[START OF Information provided]
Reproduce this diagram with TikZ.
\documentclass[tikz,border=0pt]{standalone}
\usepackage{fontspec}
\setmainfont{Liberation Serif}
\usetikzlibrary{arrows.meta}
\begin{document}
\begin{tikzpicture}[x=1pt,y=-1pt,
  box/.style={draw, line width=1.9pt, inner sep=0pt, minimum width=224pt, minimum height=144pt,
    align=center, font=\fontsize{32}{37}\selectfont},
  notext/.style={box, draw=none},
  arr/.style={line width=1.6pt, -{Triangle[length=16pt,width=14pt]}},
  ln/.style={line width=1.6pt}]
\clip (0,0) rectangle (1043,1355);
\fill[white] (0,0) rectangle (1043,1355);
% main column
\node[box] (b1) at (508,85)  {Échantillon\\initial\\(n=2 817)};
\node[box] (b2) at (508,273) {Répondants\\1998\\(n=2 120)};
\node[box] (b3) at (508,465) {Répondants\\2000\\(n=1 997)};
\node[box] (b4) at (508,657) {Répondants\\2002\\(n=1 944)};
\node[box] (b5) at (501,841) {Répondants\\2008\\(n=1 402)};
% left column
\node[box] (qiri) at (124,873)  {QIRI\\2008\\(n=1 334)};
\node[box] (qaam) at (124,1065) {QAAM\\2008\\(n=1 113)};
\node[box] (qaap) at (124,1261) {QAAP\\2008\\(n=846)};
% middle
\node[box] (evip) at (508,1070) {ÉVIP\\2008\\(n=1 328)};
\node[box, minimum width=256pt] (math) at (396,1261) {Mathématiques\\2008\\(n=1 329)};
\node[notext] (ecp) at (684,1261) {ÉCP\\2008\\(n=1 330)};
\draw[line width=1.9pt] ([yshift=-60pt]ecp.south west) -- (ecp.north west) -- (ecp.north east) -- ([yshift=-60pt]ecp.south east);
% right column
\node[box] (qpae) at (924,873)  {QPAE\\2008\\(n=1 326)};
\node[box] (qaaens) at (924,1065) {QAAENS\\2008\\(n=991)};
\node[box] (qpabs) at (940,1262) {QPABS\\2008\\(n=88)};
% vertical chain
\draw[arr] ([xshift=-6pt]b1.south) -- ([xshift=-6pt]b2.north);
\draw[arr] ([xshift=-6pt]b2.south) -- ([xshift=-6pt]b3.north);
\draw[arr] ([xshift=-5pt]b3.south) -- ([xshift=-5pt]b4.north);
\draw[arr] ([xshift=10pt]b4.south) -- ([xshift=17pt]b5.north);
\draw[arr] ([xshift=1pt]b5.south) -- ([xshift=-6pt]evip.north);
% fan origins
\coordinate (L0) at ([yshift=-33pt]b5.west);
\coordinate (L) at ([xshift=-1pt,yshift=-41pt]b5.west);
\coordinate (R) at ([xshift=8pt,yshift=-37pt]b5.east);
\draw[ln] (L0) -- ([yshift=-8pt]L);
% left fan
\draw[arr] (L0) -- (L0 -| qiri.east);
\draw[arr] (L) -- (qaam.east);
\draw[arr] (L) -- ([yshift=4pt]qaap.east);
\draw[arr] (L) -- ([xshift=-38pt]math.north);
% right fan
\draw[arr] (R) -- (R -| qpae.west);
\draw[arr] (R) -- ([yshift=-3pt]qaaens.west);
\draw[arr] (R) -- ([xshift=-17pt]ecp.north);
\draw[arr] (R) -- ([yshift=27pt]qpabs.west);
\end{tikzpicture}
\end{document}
[END OF Information provided]
* [Given problem]: Reproduce the data shown above exactly.

* [Solution for this problem]:
Reproduce this diagram with TikZ.
\documentclass[tikz,border=0pt]{standalone}
\usepackage{fontspec}
\setmainfont{Liberation Serif}
\usetikzlibrary{arrows.meta}
\begin{document}
\begin{tikzpicture}[x=1pt,y=-1pt,
  box/.style={draw, line width=1.9pt, inner sep=0pt, minimum width=224pt, minimum height=144pt,
    align=center, font=\fontsize{32}{37}\selectfont},
  notext/.style={box, draw=none},
  arr/.style={line width=1.6pt, -{Triangle[length=16pt,width=14pt]}},
  ln/.style={line width=1.6pt}]
\clip (0,0) rectangle (1043,1355);
\fill[white] (0,0) rectangle (1043,1355);
% main column
\node[box] (b1) at (508,85)  {Échantillon\\initial\\(n=2 817)};
\node[box] (b2) at (508,273) {Répondants\\1998\\(n=2 120)};
\node[box] (b3) at (508,465) {Répondants\\2000\\(n=1 997)};
\node[box] (b4) at (508,657) {Répondants\\2002\\(n=1 944)};
\node[box] (b5) at (501,841) {Répondants\\2008\\(n=1 402)};
% left column
\node[box] (qiri) at (124,873)  {QIRI\\2008\\(n=1 334)};
\node[box] (qaam) at (124,1065) {QAAM\\2008\\(n=1 113)};
\node[box] (qaap) at (124,1261) {QAAP\\2008\\(n=846)};
% middle
\node[box] (evip) at (508,1070) {ÉVIP\\2008\\(n=1 328)};
\node[box, minimum width=256pt] (math) at (396,1261) {Mathématiques\\2008\\(n=1 329)};
\node[notext] (ecp) at (684,1261) {ÉCP\\2008\\(n=1 330)};
\draw[line width=1.9pt] ([yshift=-60pt]ecp.south west) -- (ecp.north west) -- (ecp.north east) -- ([yshift=-60pt]ecp.south east);
% right column
\node[box] (qpae) at (924,873)  {QPAE\\2008\\(n=1 326)};
\node[box] (qaaens) at (924,1065) {QAAENS\\2008\\(n=991)};
\node[box] (qpabs) at (940,1262) {QPABS\\2008\\(n=88)};
% vertical chain
\draw[arr] ([xshift=-6pt]b1.south) -- ([xshift=-6pt]b2.north);
\draw[arr] ([xshift=-6pt]b2.south) -- ([xshift=-6pt]b3.north);
\draw[arr] ([xshift=-5pt]b3.south) -- ([xshift=-5pt]b4.north);
\draw[arr] ([xshift=10pt]b4.south) -- ([xshift=17pt]b5.north);
\draw[arr] ([xshift=1pt]b5.south) -- ([xshift=-6pt]evip.north);
% fan origins
\coordinate (L0) at ([yshift=-33pt]b5.west);
\coordinate (L) at ([xshift=-1pt,yshift=-41pt]b5.west);
\coordinate (R) at ([xshift=8pt,yshift=-37pt]b5.east);
\draw[ln] (L0) -- ([yshift=-8pt]L);
% left fan
\draw[arr] (L0) -- (L0 -| qiri.east);
\draw[arr] (L) -- (qaam.east);
\draw[arr] (L) -- ([yshift=4pt]qaap.east);
\draw[arr] (L) -- ([xshift=-38pt]math.north);
% right fan
\draw[arr] (R) -- (R -| qpae.west);
\draw[arr] (R) -- ([yshift=-3pt]qaaens.west);
\draw[arr] (R) -- ([xshift=-17pt]ecp.north);
\draw[arr] (R) -- ([yshift=27pt]qpabs.west);
\end{tikzpicture}
\end{document}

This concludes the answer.